3. Extrinsic motivation
This type of motivation is from external factors. It can be either positive or negative. Positive motivation consists of incentives like money, prizes, and grades. Negative motivation consists of deterrents like being fired, having a fight, or being fined. Extrinsic motivation doesn’t work effectively long-term, but it can work well in the short term to get you started on something.
4. Make it public
Keep yourself accountable by telling friends and family your goals, or even sharing them on social media. This makes it easier to start something because you’re pressured to not let others down.
How to Stay Motivated Long Term
When we say we want to feel motivated to do something, we don’t want to be pushed or guilted into doing a task. We want to be so attracted and drawn to the idea that we can’t resist not taking action. That’s why it’s important to build a foundation that will set you up for consistency.
These are 5 techniques that will help you do just that:
1. Stay in your goldilocks zone
The goldilocks zone is when a task is the perfect level of difficulty—not too hard and not too easy. In this zone, we reach peak motivation and focus.
For example, let’s say you’re playing a serious tennis match against a 4-year-old. On this level of difficulty, you’ll quickly become bored and not want to play. Now let’s say you’re playing a serious tennis match against Serena Williams. On this level of difficulty, you’ll quickly become demotivated because the match is too challenging.

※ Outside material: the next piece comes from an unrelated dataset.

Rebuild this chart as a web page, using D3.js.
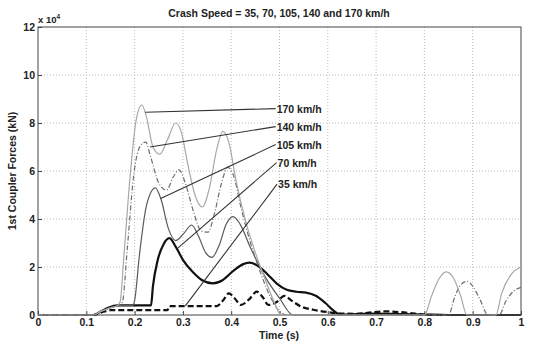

The Goldilocks zone is in the middle of that spectrum. You want to face someone with equal skill as you. That way you have a chance to win, but you have to focus and try for it. Adjusting your workload and goals over time to stay within your Goldilocks zone keeps you engaged and motivated long-term.

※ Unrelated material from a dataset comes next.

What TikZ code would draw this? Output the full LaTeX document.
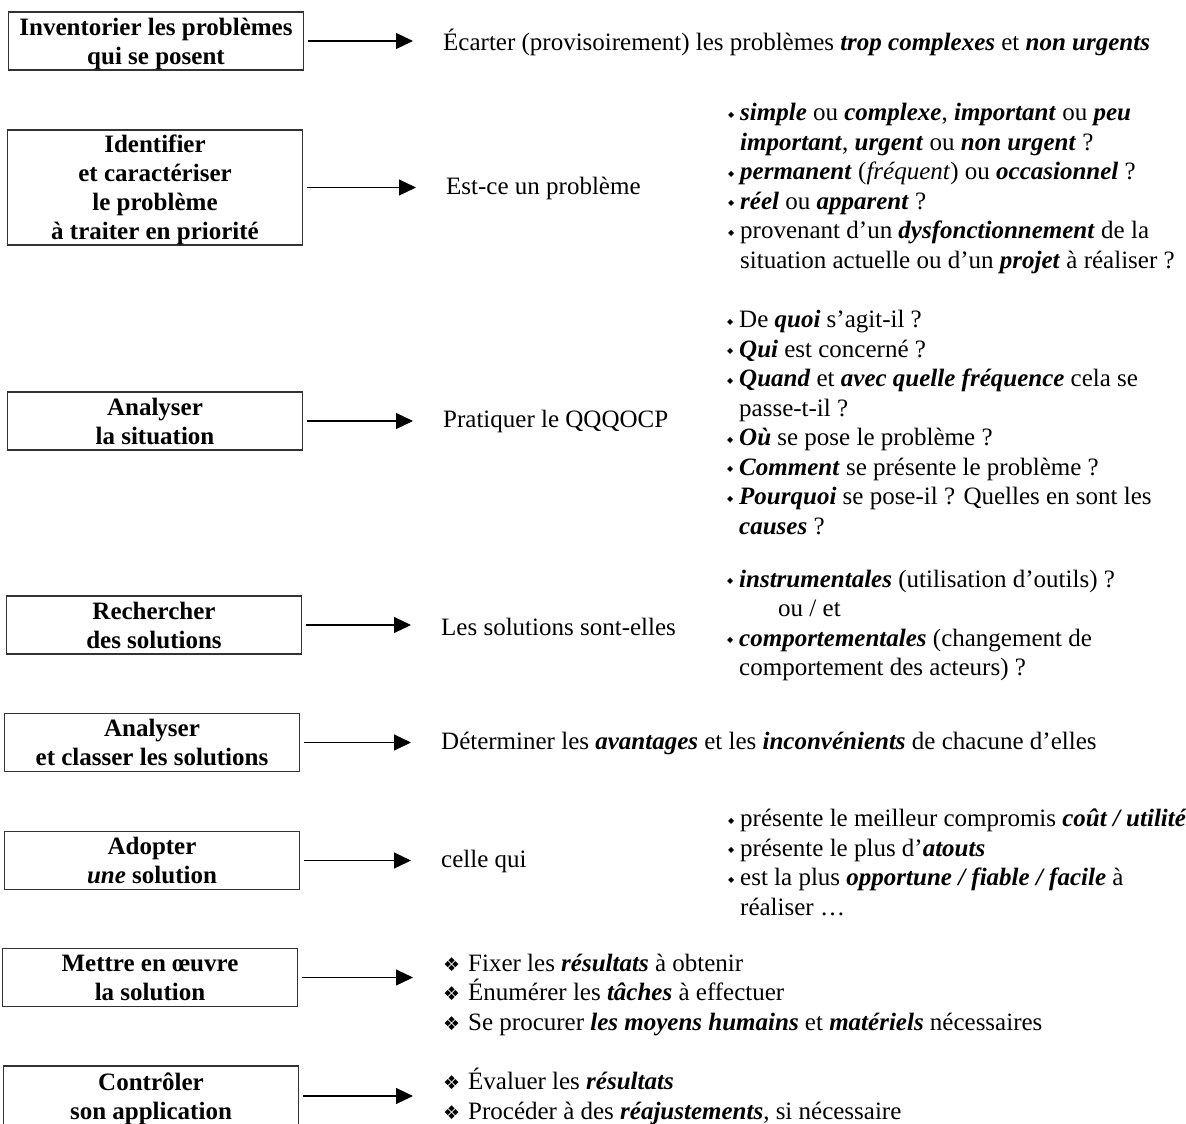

2. Pursue intrinsically motivated goals
Being intrinsically motivated to achieve a goal is when you want to achieve it for what it is. There are no external factors like a reward or the risk of being fired. The drive behind your actions is coming from within.

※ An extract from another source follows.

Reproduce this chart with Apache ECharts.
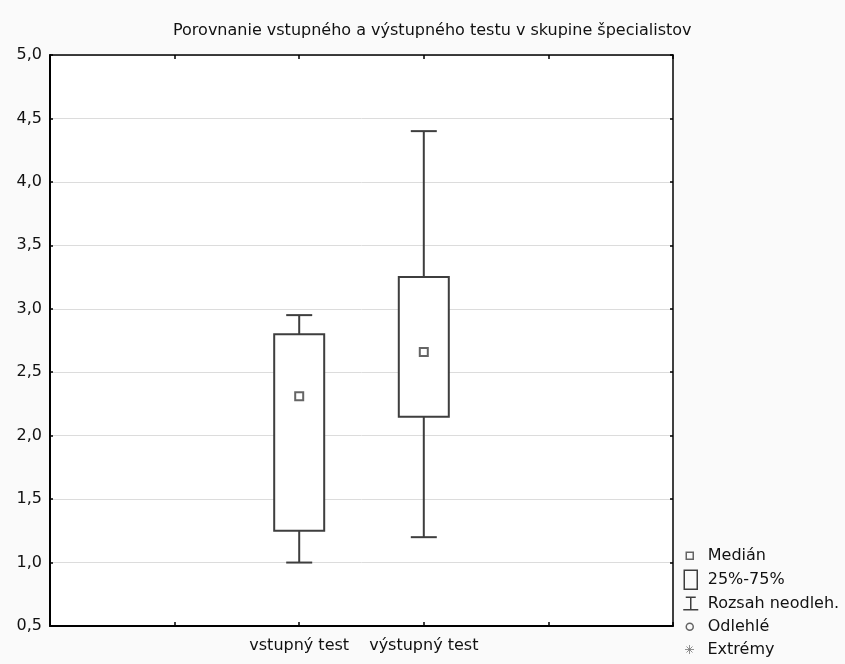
<!DOCTYPE html>
<html>
<head>
<meta charset="utf-8">
<script src="https://cdn.jsdelivr.net/npm/echarts@6/dist/echarts.min.js"></script>
<style>
  html, body { margin: 0; padding: 0; background: #fff; }
  #chart { width: 845px; height: 664px; }
</style>
</head>
<body>
<div id="chart"></div>
<script>
// ---- data ----
const titleText = 'Porovnanie vstupného a výstupného testu v skupine špecialistov';
const categories = ['vstupný test', 'výstupný test'];
const medians = [2.31, 2.66];
const quartile1 = [1.25, 2.15];
const quartile3 = [2.80, 3.25];
const whiskerMin = [1.00, 1.20];
const whiskerMax = [2.95, 4.40];
const yMin = 0.5;
const yMax = 5.0;
const yStep = 0.5;
const legendNames = ['Medián', '25%-75%', 'Rozsah neodleh.', 'Odlehlé', 'Extrémy'];

// category slots along x: two empty slots on each side of the two tests
const leadSlots = 2;
const xSlots = ['', ''].concat(categories, ['', '']);

const FONT = 'DejaVu Sans';
const INK = '#3e3e3e';
const LW = 2;

const boxData = categories.map((c, i) => [i + leadSlots, quartile1[i], quartile3[i]]);
const whiskerData = categories.map((c, i) => [i + leadSlots, whiskerMin[i], whiskerMax[i]]);
const medianData = categories.map((c, i) => [i + leadSlots, medians[i]]);

function renderBox(params, api) {
  const x = api.value(0);
  const lo = api.coord([x, api.value(1)]);
  const hi = api.coord([x, api.value(2)]);
  const w = 50;
  return {
    type: 'rect',
    shape: { x: lo[0] - w / 2, y: hi[1], width: w, height: lo[1] - hi[1] },
    style: { fill: '#fff', stroke: INK, lineWidth: LW }
  };
}

function renderWhisker(params, api) {
  const x = api.value(0);
  const lo = api.coord([x, api.value(1)]);
  const hi = api.coord([x, api.value(2)]);
  const cap = 13;
  const st = { stroke: INK, lineWidth: LW };
  return {
    type: 'group',
    children: [
      { type: 'line', shape: { x1: lo[0], y1: lo[1], x2: hi[0], y2: hi[1] }, style: st },
      { type: 'line', shape: { x1: lo[0] - cap, y1: lo[1], x2: lo[0] + cap, y2: lo[1] }, style: st },
      { type: 'line', shape: { x1: hi[0] - cap, y1: hi[1], x2: hi[0] + cap, y2: hi[1] }, style: st }
    ]
  };
}

// legend icons drawn in a 26x20 frame (corner moveTo points keep scale 1)
const FRAME = 'M0,0 M26,20 ';
const legendIcons = [
  'path://' + FRAME + 'M9.5,6.5 L16.5,6.5 L16.5,13.5 L9.5,13.5 Z',
  'path://' + FRAME + 'M7.5,0.5 L20.5,0.5 L20.5,19.5 L7.5,19.5 Z',
  'path://' + FRAME + 'M9,3.5 L19,3.5 M14,3.5 L14,16 M6.5,16 L21.5,16',
  'path://' + FRAME + 'M16.5,10 A3.5,3.5 0 1 1 9.5,10 A3.5,3.5 0 1 1 16.5,10 Z',
  'path://' + FRAME + 'M13,5.5 L13,14.5 M8.5,10 L17.5,10 M10,7 L16,13 M16,7 L10,13'
];
const legendTops = [545, 569, 593, 616, 639];
const legendStroke = [INK, INK, INK, INK, '#777'];
const legendWidth = [1.5, 1.5, 1.5, 1.5, 1];

const legends = legendNames.map((name, i) => ({
  data: [{ name: name, icon: legendIcons[i] }],
  left: 676,
  top: legendTops[i],
  orient: 'vertical',
  padding: 0,
  itemWidth: 26,
  itemHeight: 20,
  selectedMode: false,
  itemStyle: { color: 'transparent', borderColor: legendStroke[i], borderWidth: legendWidth[i] },
  textStyle: { fontFamily: FONT, fontSize: 16, color: '#111', lineHeight: 20 }
}));

const chart = echarts.init(document.getElementById('chart'), null, { renderer: 'canvas' });
chart.setOption({
  backgroundColor: '#fafafa',
  animation: false,
  textStyle: { fontFamily: FONT },
  title: {
    text: titleText,
    left: 173,
    top: 23,
    padding: 0,
    textStyle: { fontFamily: FONT, fontSize: 16, fontWeight: 'normal', color: '#111' }
  },
  legend: legends,
  grid: {
    left: 50, right: 172, top: 55, bottom: 38,
    show: true, backgroundColor: '#fff', borderWidth: 0
  },
  xAxis: [
    {
      type: 'category', data: xSlots, boundaryGap: false, position: 'bottom',
      axisLine: { lineStyle: { color: '#000', width: 2 } },
      axisTick: { inside: true, length: 4, lineStyle: { color: '#000', width: 1.5 } },
      axisLabel: { interval: 0, margin: 12, fontFamily: FONT, fontSize: 16, color: '#111' },
      splitLine: { show: false }
    },
    {
      type: 'category', data: xSlots, boundaryGap: false, position: 'top',
      axisLine: { lineStyle: { color: '#000', width: 1.5 } },
      axisTick: { inside: true, length: 4, lineStyle: { color: '#000', width: 1.5 } },
      axisLabel: { show: false },
      splitLine: { show: false }
    }
  ],
  yAxis: [
    {
      type: 'value', min: yMin, max: yMax, interval: yStep, position: 'left',
      axisLine: { show: true, lineStyle: { color: '#000', width: 2 } },
      axisTick: { show: true, inside: true, length: 3, lineStyle: { color: '#000', width: 1.5 } },
      axisLabel: {
        margin: 8, fontFamily: FONT, fontSize: 16, color: '#111',
        formatter: v => v.toFixed(1).replace('.', ',')
      },
      splitLine: { show: true, lineStyle: { color: '#dcdcdc', width: 1 } }
    },
    {
      type: 'value', min: yMin, max: yMax, interval: yStep, position: 'right',
      axisLine: { show: true, lineStyle: { color: '#000', width: 1.5 } },
      axisTick: { show: true, inside: true, length: 3, lineStyle: { color: '#000', width: 1.5 } },
      axisLabel: { show: false },
      splitLine: { show: false }
    }
  ],
  series: [
    {
      name: 'Rozsah neodleh.', type: 'custom', z: 2,
      xAxisIndex: 0, yAxisIndex: 0,
      renderItem: renderWhisker, data: whiskerData,
      encode: { x: 0, y: [1, 2] }
    },
    {
      name: '25%-75%', type: 'custom', z: 3,
      xAxisIndex: 0, yAxisIndex: 0,
      renderItem: renderBox, data: boxData,
      encode: { x: 0, y: [1, 2] }
    },
    {
      name: 'Medián', type: 'scatter', z: 4,
      xAxisIndex: 0, yAxisIndex: 0,
      symbol: 'rect', symbolSize: 8,
      itemStyle: { color: '#fff', borderColor: INK, borderWidth: LW },
      data: medianData
    },
    { name: 'Odlehlé', type: 'scatter', data: [] },
    { name: 'Extrémy', type: 'scatter', data: [] }
  ]
});
</script>
</body>
</html>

For most intrinsic goals we pursue them because they will enrich our lives or bring us closer to fulfillment. That makes these goals extremely sustainable long-term because they directly affect our quality of life and the things we care about.
3. Use “chunking”
Chunking is the technique of breaking down a goal into smaller short-term targets. By doing this you achieve multiple successes in your pursuit of the main goal. This triggers the brain’s reward system and drives you to keep going.
Traditionally, you may set a goal that you expect to achieve in one year. That’s a long time to commit without seeing any results along the way. By chunking your goals into monthly or quarterly targets, you get the consistent positive reinforcement you need to stay motivated long-term.
For example, instead of trying to lose 50 pounds in one year, try to lose 4 pounds every month for 12 months.
4. Be flexible
We’re all victims of circumstance. Things happen along our journey that we can either adjust to or quit because of. That’s why it’s important to have leeway and flexibility when you’re pursuing a goal. If you expect everything to go perfectly, the inevitable failure can make you disengaged and desireless. When you plan for things to go wrong, you make sure you can keep up for the long haul.
5. Pursue your goals in a sustainable fashion
Don’t lose hope when you’re not an overnight success. Overnight successes are the 1%—for the most part, they don’t exist. What we see as an “overnight success” is actually countless hours of work behind the scenes finally hitting a tipping point. Pursuing goals is a story of patience, persistence, and unseen effort.
Don’t compare yourself to others. Comparison is a recipe for a drop in self-confidence and satisfaction. It also cultivates a mindset where you think you haven’t done enough. As a result, you may raise your expectations and put more pressure on yourself.
This is pointless because things worth achieving take time. So we obviously won’t compare to the things around us when starting.
Mastering motivation is a superpower. With that ability at your fingertips, you can accomplish your goals and shape a life you want to live in.